Crawlee has this incredibly clever routing technique called labels. It allows you to queue up other pages for crawling and send those tasks to different "channels" so you can easily compartmentalize your logic. I always ended up with spaghetti code when writing my own crawlers from scratch because I'd have a mess of for loops and a ton of deeply nested statements. With this new paradigm, it's easy to keep things clean.
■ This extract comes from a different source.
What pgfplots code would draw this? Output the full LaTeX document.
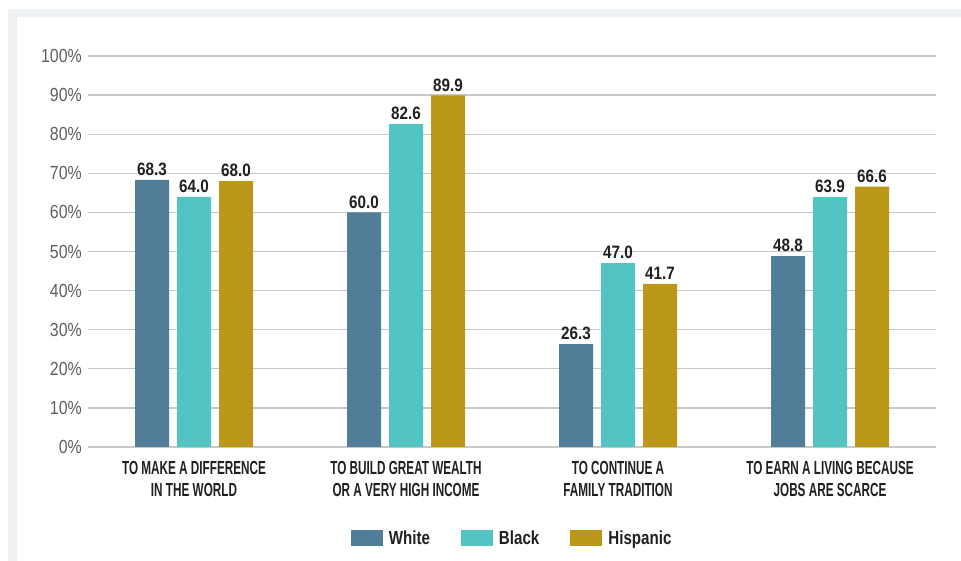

You might be wondering what scrapeMultiButton and scrapeButton are: they are two helper functions I built to handle this funky UI: Indeed's user interface with complex button representing the various properties of a job posting

If you want to scrape these as well, here's the implementation in buttonScrapers.ts:

import { Page } from "playwright";

export const scrapeButton = async (page: Page, selector: string) => {
const elementFound = await page.locator(selector).first().isVisible();

  if (!elementFound) {
    return "";
  }

  return await page.locator(selector).first().innerText();
};

export const scrapeMultiButton = async (page: Page, selector: string) => {
  const elementFound = await page.locator(selector).first().isVisible();

  if (!elementFound) {
    return [];
  }

  const buttons = await page.locator(selector).all();
  const buttonTexts = [];


  for (let i = 0; i < buttons.length; i += 3) {
    buttonTexts.push(await buttons[i].innerText());
  }

  return buttonTexts
};

Lastly, we'll want to dump this data into a CSV so we can pipe it into our database of choice:

// For more information, see https://crawlee.dev/
- import { PlaywrightCrawler, ProxyConfiguration } from 'crawlee';
+ import { PlaywrightCrawler, ProxyConfiguration, Dataset } from 'crawlee';

import { router } from './routes.js';

const startUrls = ['https://www.indeed.com/jobs?q=[ENTER YOUR DESIRED JOB HERE]&l=Burbank%2C+CA&radius=35'];

const crawler = new PlaywrightCrawler({
    // proxyConfiguration: new ProxyConfiguration({ proxyUrls: ['...'] }),
    requestHandler: router,
    // Comment this option to scrape the full website.
-    maxRequestsPerCrawl: 20,
+    maxRequestsPerCrawl: 500, // let's also get more results
});

await crawler.run(startUrls);

+await Dataset.exportToCSV('jobs')

That's it! Now you just have to run npm run start:dev!